Nun flogen sie dicht über den Hafen und Elyon konnte deutlich die Menschen erkennen, die mit panischem Geschrei auf die Schiffe zuliefen. Dilek sauste zwischen zwei halb gefüllte Dreimaster, vorbei an den schlängelnden Drachen über ihnen, die sie keines Blickes würdigten. Dilek japste und grunzte abwechselnd, während er immer wieder den Kopf hochriss und seinen Körper aufblähte, im verzweifelten Versuch, wieder an Höhe zu gewinnen. Doch sie kamen dem Meer immer näher.
Schließlich erschlaffte sein Körper und sie landeten im eiskalten Wasser. Elyon krallte sich fester an seinem Fell fest, doch die Wellen stürzten auf sie. Das Meer riss sie auseinander und drückte Elyon mit gewaltiger Kraft in die Tiefe.
Wasser zwängte sich in Elyons Mund hinein. Sie versuchte den Mund zu schließen, doch es war unmöglich.

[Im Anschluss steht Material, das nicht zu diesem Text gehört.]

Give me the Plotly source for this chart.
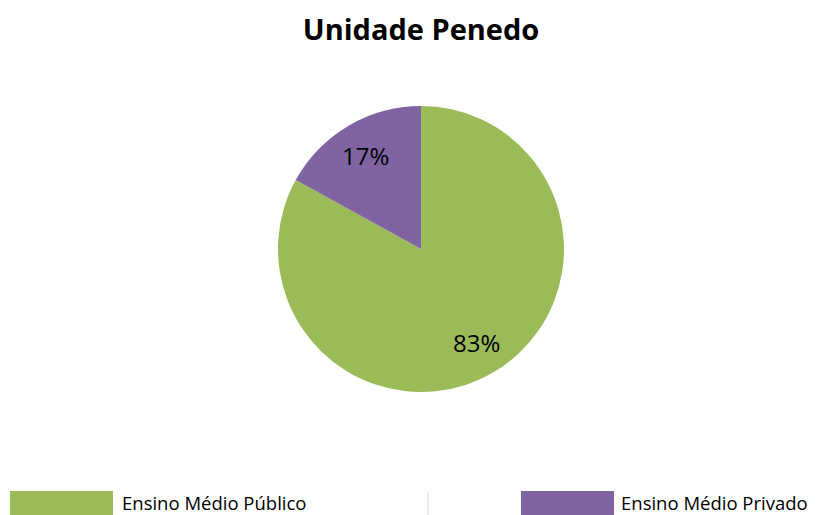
import numpy as np
import plotly.graph_objects as go

labels = ["Ensino Médio Público", "Ensino Médio Privado"]
values = [83, 17]
colors = ["#9BBB59", "#8064A2"]
title = "Unidade Penedo"

# page has an 8px body margin, so figure is drawn at (8,8)
OFF = 8
W, H = 818 - OFF, 515 - OFF
def px(x): return (x - OFF) / W
def py(y): return 1 - (y - OFF) / H

CX, CY, R = 421, 249, 143
fig = go.Figure(go.Pie(
    labels=labels, values=values, sort=False, direction="clockwise", rotation=0,
    marker=dict(colors=colors, line=dict(width=0)),
    textinfo="none",
    domain=dict(x=[px(CX - R), px(CX + R)], y=[py(CY + R), py(CY - R)]),
    showlegend=False, hoverinfo="label+percent",
))

# percentage labels at mid-angle of each slice (Excel-like placement)
vals = np.array(values, dtype=float)
frac = vals / vals.sum()
mids = (np.cumsum(frac) - frac / 2) * 2 * np.pi
for f, a in zip(frac, mids):
    x = CX + 0.76 * R * np.sin(a)
    y = CY - 0.76 * R * np.cos(a)
    fig.add_annotation(text=f"{f*100:.0f}%", xref="paper", yref="paper",
                       x=px(x), y=py(y), xanchor="center", yanchor="middle",
                       showarrow=False,
                       font=dict(family="Open Sans", size=24, color="black"))

# Custom legend (large swatches, bottom-aligned like the reference)
sw = [(10, 113), (521, 614)]
tx = [120, 619]
for i, lab in enumerate(labels):
    fig.add_shape(type="rect", xref="paper", yref="paper",
                  x0=px(sw[i][0]), x1=px(sw[i][1]), y0=-0.05, y1=py(491),
                  fillcolor=colors[i], line=dict(width=0))
    fig.add_annotation(text=lab, xref="paper", yref="paper", x=px(tx[i]), y=py(502),
                       xanchor="left", yanchor="middle", showarrow=False,
                       font=dict(family="Open Sans", size=18.5, color="black"))
fig.add_shape(type="line", xref="paper", yref="paper", x0=px(428), x1=px(428),
              y0=-0.05, y1=py(492), line=dict(color="#D9D9D9", width=1))

fig.update_layout(
    width=W, height=H, margin=dict(l=0, r=0, t=0, b=0),
    paper_bgcolor="white", plot_bgcolor="white",
    title=dict(text="<b>" + title + "</b>", x=px(421), xanchor="center", y=py(30), yanchor="middle",
               font=dict(family="Open Sans", size=29, color="black")),
)
fig.write_html("out.html")
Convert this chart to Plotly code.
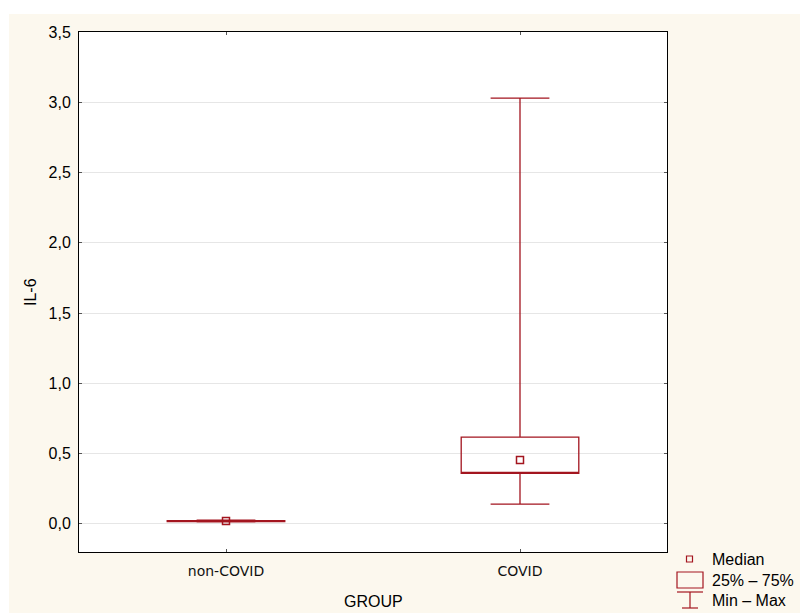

Das Meer drang unbarmherzig in ihren Körper hinein, der Elyon sofort dazu zwang, einen Atemzug zu nehmen, wodurch nur noch mehr Wasser in ihr hineindrang. Ein furchtbarer Druck drohte, Elyon zu zerreißen. Das Salzwasser brannte in ihrem Mund. Elyon strampelte panisch auf das weiße Leuchten, das immer wieder über ihr zuckte zu, während Lungen und Magen zu bersten drohten. Da packte sie etwas um den Bauch. Spitze Zähne drückten sich in Elyons Haut hinein und zogen sie hoch.

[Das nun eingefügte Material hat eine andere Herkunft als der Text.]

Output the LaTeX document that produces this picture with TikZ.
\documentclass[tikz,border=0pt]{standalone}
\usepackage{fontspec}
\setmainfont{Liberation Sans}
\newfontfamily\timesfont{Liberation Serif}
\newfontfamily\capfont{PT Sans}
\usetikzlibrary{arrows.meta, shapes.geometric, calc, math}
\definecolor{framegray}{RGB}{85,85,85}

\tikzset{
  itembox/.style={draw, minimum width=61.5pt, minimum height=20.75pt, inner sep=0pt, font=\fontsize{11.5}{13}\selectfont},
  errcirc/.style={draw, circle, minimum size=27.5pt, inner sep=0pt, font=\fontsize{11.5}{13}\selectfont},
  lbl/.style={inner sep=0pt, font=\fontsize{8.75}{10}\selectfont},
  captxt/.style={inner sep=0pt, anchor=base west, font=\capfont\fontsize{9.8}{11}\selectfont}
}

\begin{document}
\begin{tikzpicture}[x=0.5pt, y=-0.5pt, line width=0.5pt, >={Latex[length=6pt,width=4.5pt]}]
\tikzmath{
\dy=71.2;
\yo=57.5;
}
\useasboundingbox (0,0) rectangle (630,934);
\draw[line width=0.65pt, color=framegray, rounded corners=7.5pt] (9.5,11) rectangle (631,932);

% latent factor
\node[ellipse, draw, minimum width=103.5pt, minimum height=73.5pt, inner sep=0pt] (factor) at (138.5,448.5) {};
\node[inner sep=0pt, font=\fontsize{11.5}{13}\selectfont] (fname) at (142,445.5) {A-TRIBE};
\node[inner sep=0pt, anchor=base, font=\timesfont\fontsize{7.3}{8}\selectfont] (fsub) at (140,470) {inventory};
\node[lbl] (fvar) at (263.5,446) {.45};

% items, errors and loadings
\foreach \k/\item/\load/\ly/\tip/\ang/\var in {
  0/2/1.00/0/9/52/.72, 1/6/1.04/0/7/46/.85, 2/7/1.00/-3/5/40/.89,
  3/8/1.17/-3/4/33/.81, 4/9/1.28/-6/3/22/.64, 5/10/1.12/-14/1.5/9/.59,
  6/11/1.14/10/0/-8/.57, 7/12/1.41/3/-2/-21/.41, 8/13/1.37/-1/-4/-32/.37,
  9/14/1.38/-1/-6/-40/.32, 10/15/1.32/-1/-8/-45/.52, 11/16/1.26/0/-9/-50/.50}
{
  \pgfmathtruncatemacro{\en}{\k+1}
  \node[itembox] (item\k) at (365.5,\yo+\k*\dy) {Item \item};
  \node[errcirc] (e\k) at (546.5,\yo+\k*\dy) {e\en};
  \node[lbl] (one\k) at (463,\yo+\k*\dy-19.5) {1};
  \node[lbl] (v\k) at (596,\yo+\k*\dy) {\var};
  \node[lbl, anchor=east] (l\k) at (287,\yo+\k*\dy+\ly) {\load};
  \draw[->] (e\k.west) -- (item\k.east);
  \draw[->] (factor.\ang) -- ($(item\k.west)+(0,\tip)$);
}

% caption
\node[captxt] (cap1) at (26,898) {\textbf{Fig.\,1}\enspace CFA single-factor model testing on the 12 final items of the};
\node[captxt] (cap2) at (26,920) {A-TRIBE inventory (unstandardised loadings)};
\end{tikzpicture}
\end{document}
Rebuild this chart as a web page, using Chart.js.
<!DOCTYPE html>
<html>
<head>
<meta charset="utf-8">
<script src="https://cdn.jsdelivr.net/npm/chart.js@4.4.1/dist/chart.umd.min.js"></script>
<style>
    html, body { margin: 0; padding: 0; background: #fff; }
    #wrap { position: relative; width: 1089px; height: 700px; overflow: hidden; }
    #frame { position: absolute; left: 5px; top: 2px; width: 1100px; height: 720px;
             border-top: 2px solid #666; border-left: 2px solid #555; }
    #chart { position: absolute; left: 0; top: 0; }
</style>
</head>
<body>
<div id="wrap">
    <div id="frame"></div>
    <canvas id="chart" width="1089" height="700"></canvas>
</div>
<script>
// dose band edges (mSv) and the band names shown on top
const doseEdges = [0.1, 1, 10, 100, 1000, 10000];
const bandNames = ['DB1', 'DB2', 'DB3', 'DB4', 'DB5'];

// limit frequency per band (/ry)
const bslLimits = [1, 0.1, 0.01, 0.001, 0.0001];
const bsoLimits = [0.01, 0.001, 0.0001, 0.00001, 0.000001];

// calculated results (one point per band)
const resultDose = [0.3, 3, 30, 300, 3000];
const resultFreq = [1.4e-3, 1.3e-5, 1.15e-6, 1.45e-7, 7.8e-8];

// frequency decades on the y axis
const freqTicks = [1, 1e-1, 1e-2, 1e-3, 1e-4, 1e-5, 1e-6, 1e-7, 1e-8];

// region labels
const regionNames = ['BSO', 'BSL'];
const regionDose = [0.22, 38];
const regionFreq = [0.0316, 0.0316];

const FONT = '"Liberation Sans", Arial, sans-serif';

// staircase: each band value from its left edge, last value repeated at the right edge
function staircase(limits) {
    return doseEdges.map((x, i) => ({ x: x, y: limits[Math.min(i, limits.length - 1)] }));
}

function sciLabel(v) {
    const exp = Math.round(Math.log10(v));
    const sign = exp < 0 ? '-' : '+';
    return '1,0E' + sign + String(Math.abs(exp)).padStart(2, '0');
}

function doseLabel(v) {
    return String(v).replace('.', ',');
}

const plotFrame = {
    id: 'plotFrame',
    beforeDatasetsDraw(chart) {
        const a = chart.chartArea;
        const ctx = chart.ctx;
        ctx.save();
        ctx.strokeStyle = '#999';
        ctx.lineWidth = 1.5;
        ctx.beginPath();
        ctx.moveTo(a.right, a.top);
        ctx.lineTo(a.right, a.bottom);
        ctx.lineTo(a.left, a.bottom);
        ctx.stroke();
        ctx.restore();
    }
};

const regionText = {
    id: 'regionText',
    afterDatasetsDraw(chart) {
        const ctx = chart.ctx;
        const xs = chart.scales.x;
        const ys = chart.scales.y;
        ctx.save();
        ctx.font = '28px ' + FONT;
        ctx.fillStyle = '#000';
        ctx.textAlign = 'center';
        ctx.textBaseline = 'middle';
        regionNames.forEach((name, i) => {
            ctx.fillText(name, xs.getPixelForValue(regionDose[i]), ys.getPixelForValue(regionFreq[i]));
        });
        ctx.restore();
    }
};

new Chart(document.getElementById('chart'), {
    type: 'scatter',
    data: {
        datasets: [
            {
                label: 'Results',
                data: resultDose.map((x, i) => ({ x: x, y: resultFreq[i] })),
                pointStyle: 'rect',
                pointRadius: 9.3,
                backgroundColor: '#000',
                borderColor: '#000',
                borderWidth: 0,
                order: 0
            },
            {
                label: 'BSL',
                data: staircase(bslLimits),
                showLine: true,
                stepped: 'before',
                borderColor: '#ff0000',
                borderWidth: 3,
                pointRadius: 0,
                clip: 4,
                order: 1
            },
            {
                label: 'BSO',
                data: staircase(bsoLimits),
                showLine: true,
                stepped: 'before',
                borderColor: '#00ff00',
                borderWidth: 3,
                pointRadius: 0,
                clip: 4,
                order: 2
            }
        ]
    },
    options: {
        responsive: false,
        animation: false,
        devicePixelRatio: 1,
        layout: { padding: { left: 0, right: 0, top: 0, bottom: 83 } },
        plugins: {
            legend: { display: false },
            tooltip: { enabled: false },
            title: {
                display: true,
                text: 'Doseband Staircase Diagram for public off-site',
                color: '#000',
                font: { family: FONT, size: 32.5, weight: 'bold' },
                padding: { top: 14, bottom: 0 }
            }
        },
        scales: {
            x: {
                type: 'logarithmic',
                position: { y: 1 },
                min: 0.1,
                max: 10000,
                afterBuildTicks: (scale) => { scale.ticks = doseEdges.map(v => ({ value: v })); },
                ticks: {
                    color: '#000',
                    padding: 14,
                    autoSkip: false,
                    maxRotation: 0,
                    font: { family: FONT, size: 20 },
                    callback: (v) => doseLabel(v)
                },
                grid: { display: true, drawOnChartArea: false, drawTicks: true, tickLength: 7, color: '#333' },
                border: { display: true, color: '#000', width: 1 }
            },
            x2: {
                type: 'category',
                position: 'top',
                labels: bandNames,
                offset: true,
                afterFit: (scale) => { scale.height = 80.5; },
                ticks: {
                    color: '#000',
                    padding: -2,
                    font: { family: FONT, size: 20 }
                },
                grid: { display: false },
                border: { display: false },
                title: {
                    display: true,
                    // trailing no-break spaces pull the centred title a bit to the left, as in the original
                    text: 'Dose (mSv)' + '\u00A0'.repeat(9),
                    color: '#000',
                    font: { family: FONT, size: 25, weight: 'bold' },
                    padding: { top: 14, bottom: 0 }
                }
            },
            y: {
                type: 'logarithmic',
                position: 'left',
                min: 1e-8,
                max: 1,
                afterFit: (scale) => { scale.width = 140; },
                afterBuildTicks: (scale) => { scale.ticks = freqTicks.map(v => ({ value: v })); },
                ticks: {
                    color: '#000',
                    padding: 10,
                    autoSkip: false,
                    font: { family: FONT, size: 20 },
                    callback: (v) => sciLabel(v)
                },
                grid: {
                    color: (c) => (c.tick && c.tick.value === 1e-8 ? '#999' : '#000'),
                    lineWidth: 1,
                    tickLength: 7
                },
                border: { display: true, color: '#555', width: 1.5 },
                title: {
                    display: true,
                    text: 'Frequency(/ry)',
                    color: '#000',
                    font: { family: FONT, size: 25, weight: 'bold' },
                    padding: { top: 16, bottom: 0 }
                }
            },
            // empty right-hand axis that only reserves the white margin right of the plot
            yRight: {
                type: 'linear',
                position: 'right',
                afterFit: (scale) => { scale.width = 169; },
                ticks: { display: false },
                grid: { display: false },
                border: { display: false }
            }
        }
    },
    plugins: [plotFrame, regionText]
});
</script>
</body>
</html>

Sobald sie durch die Wasseroberfläche brachen, spuckte und hustete Elyon das salzige Wasser aus. Ihre Lungen brannten, sie schnappte nach Luft, doch das schmerzvolle Ziehen schien nur schlimmer zu werden. Immer wieder brachen Wellen auf sie ein und sie schaffte es kaum, zu Atem zu kommen.
Wieder zitterte die Luft von dem Gebrüll des Ungeheuers. Würgend versuchte Elyon einen Blick auf die Insel zu erhaschen. Sie konnte nur eine riesige Gestalt erkennen, die gerade von den östlichen Klippen in das Wasser tauchte, ehe die nächste Welle sie unter die Oberfläche drückte.
Ihre Arme und Beine kämpften im Wasser, obwohl sie fest in Dileks Maul hing. Seine Zähne stachen tiefer in ihre Haut, der Schmerz zuckte durch ihren Rumpf. Doch dann verging er plötzlich. Ihre Gedanken vernebelten sich. In ihren Ohren hörte sie nur noch ihr eigenes Blutrauschen und Elyon bekam gerade noch mit, wie Dilek sich aus dem Wasser stieß, bevor eine Ohnmacht sie überwältigte.